Phase 2 — Post-MVP-0 (observability + SOTA uplift)

Step	Change	Cost
P2.1	Maestro for native iOS+Android — Expo itself migrating Detox→Maestro. Start with 3 flows (auth, booking, SOS). YAML, <1% flakiness (vs Detox 2%).	~3 days
P2.2	Visual regression — Playwright `toHaveScreenshot()` on 7 hero screens. Baseline commit per release tag. Free, already installed.	~1 day
P2.3	Synthetic monitoring — Checkly w/ existing Playwright scripts. 3 critical journeys every 5 min from EU. Free tier fits MVP 0.	~½ day
P2.4	Flaky quarantine — `@flaky` Playwright tag + separate non-blocking job; cap 5 entries; weekly auto-retire passing-3x-consecutive.	~½ day
P2.5	Switch metric — coverage % → incidents/deploy + MTTR on SOS + payment modules (per SOTA — Airbnb/Uber/Faire all track outcomes, not %)	—
P2.6	Migrate to named Cloudflare tunnel `api.ideony.is-a.dev` + `app.ideony.is-a.dev` (per infra.md blocker: `is-a.dev/register#36614`) → HTTPS stable → no more tunnel-URL rotation rebuilds → Clerk/Stripe/Mapbox secure context warnings gone	blocked on PR
P2.7	Resume Phase E multi-role E2E per existing spec.

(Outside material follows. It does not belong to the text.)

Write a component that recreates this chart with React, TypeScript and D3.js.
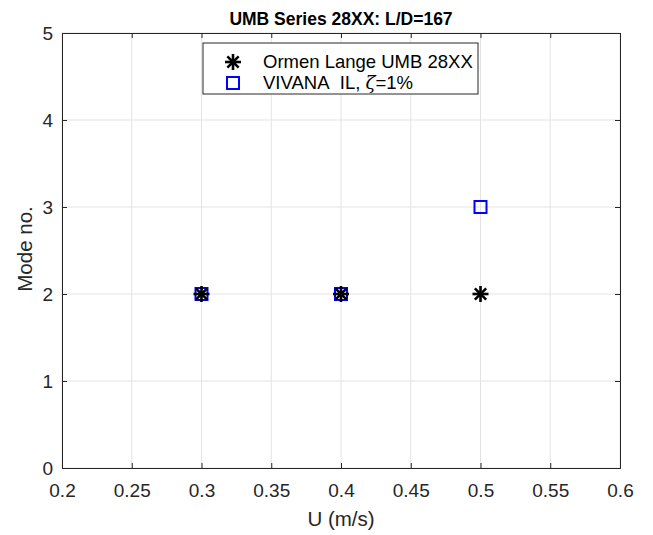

Blueprint already locked.	12.5 days est

4. Out of scope

Rewriting test suite from scratch — 195 API unit tests mostly HIGH value; don’t throw the baby out. Only touch the 3 low-value clusters listed.
Chromatic/Percy visual regression SaaS — Playwright built-in covers MVP 0 free; revisit if Storybook gets heavy.
Contract tests via Pact bidirectional — openapi-diff is 80% of the value at 20% of the cost; revisit Pact post-PMF.
Bolt/Glovo-style city simulator — pre-revenue, no historical data to seed with. Phase F+.
Multi-tenancy in prod (DoorDash pattern) — overkill for MVP 0; test_tenant column per Phase E spec is already the right scope.
Switching off Playwright in favour of Cypress — no benefit; cost is real.

5. Risks

#	Risk	Likelihood	Impact	Mitigation
R1	B1 fix breaks existing E2E that happened to land on Unmatched Route and still asserted some element	L	M	grep E2E for `/(consumer)/home`; update specs same commit
R2	Removing `!.env.example` whitelist breaks a dev who clones fresh and needs the example for reference	L	L	Keep `.env.example` in repo (it’s in git); only removed from docker build context
R3	Adding Playwright `webServer` slows `verify-local.sh` from 30s → 90s	M	L	Run smoke only locally (3 specs); full suite nightly
R4	Sentry Session Replay at 100% on-error overwhelms free tier	L	M	Start at 0.2; tune after first week
R5	openapi-diff false positives from hey-api version bumps	M	L	Pin hey-api version; allowlist schema version bumps

6. Success criteria

Phase 0: 1 full consumer flow green on local AND cloud by 2026-04-21 18:00
Phase 1: verify-local.sh runs web-build smoke + E2E smoke; ≤90 sec total; blocks commit on pageerror
Phase 2: Sentry shows FE session replays on error; Checkly pages on critical path regression within 5 min

7. Decisions needed from user

Q1 — Proceed with Phase 0 now (all 8 steps before demo)? Or only P0.1–P0.4 (app + infra essentials, skip test-suite cleanup)?
Q2 — Phase 1 post-demo: scope as above (~1 day of work) or trim? Specifically: does P1.3 (unblock 132 Playwright specs) feel worth 2-3 hrs today?
Q3 — Phase 2 Maestro + Checkly + visual regression — approve as post-MVP-0 sprint target, or defer?
Q4 — Do I write this spec to docs/specs/2026-04-21-rock-solid-fe-be-design.md (current location, matches repo convention) or move to docs/superpowers/specs/ (superpowers default)?

Awaiting confirmation — no implementation until user says “proceed” (or proceed P0 only / modify: …).